Health remains a deeply contested ground, and a test of strength for the minister. One of the key tests—regardless of the political colour of the government—is the minister’s ability to retain control over health policy against the depredations of the central agencies, the departments of prime minister, treasury and finance, which are the natural enemies of this largest of the “spending portfolios”. The second key test is the ability to do more than this—to move beyond health financing and into more substantive areas.

The task of the health ministers is also complicated by a jurisdictional problem. Australia has a population of less than 20 million people, and nine ministers of health—one federal and eight for the States and Territories. Responsibilities for all aspects of the health portfolio—policy, public health, and health care—are divided and overlapping across the two levels of government. We have no shortage of ministerial attention, and a large infrastructure of coordinating mechanisms has grown up to enable national action on key policy areas—like research, food and drug policy, aboriginal health and public health.

In this setting, the ideal health minister needs a talent for coalition building towards a coherent policy agenda. Just understanding the dynamics and contradictions can take years for a novice, so systems thinking is needed, and a background in the health professions is an advantage.

But when I think about the dozen or so health ministers (federal and state) with whom I have worked and sometimes struggled, it seems to me that the keys for success are a combination of commitment to policy goals that stand above the dusty arena of politics, and the strength to maintain control of the policy agenda.

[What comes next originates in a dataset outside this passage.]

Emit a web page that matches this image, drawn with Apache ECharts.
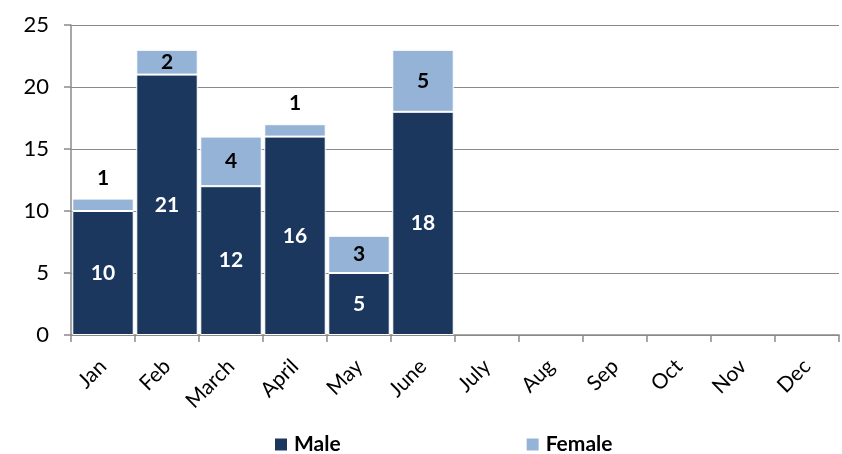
<!DOCTYPE html>
<html><head><meta charset="utf-8">
<script src="https://cdn.jsdelivr.net/npm/echarts@6/dist/echarts.min.js"></script>
<style>html,body{margin:0;padding:0;background:#fff}#c{width:842px;height:454px}</style>
</head><body><div id="c"></div>
<script>
const categories = ['Jan','Feb','March','April','May','June','July','Aug','Sep','Oct','Nov','Dec'];
const male = [10, 21, 12, 16, 5, 18, null, null, null, null, null, null];
const female = [1, 2, 4, 1, 3, 5, null, null, null, null, null, null];
const yTicks = [0, 5, 10, 15, 20, 25];

const FONT = 'Lato, "Open Sans", sans-serif';
const chart = echarts.init(document.getElementById('c'));
chart.setOption({
  animation: false,
  grid: { left: 71, right: 3, top: 25, bottom: 119, containLabel: false },
  legend: {
    top: 429, left: 268, itemGap: 184, itemWidth: 14, itemHeight: 14, icon: 'rect',
    textStyle: { fontFamily: FONT, fontWeight: 'bold', fontSize: 21, color: '#000', padding: [0, 0, 0, 1] },
    data: ['Male', 'Female']
  },
  xAxis: {
    type: 'category', data: categories,
    axisLine: { lineStyle: { color: '#8a8a8a', width: 1.5 } },
    axisTick: { show: true, length: 7, lineStyle: { color: '#8a8a8a', width: 1.5 } },
    axisLabel: { rotate: 45, fontFamily: FONT, fontSize: 21, color: '#000', margin: 28 }
  },
  yAxis: {
    type: 'value', min: yTicks[0], max: yTicks[yTicks.length - 1], interval: 5,
    axisLine: { show: true, lineStyle: { color: '#8a8a8a', width: 1.5 } },
    axisTick: { show: true, length: 7, lineStyle: { color: '#8a8a8a', width: 1.5 } },
    splitLine: { lineStyle: { color: '#8a8a8a', width: 1.2 } },
    axisLabel: { fontFamily: FONT, fontSize: 22, color: '#000', margin: 22 }
  },
  series: [
    {
      name: 'Male', type: 'bar', stack: 'g', barCategoryGap: '4%',
      data: male,
      itemStyle: { color: '#1b375e', borderColor: '#fff', borderWidth: 1 },
      label: { show: true, position: 'inside', color: '#fff', fontFamily: FONT, fontWeight: 'bold', fontSize: 21 }
    },
    {
      name: 'Female', type: 'bar', stack: 'g', barCategoryGap: '4%',
      data: female.map(v => v === 1 ? { value: v, label: { position: 'top', distance: 10 } } : v),
      itemStyle: { color: '#95b3d7', borderColor: '#fff', borderWidth: 1 },
      label: { show: true, position: 'inside', color: '#000', fontFamily: FONT, fontWeight: 'bold', fontSize: 21 }
    }
  ]
});
</script></body></html>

Dr Neal Blewett (health minister from 1983 to 1990 and one of the few not to fade from the front bench immediately) may well be judged the most significant achiever in the portfolio over the past 30 years. Dr Blewett will be remembered for his success in reinstating universal access to health care through Medicare, and for his leadership of Australia’s prompt and successful strategies in response to the HIV/AIDS epidemic.

Both of these initiatives have survived and now enjoy popular support (although Medicare remains under constant challenge from conservative governments that profess commitment while they chip away at the policy foundations). But at the time, they were politically courageous, socially progressive, and required the ability to extract new money for health care. Ideal characteristics for a health minister.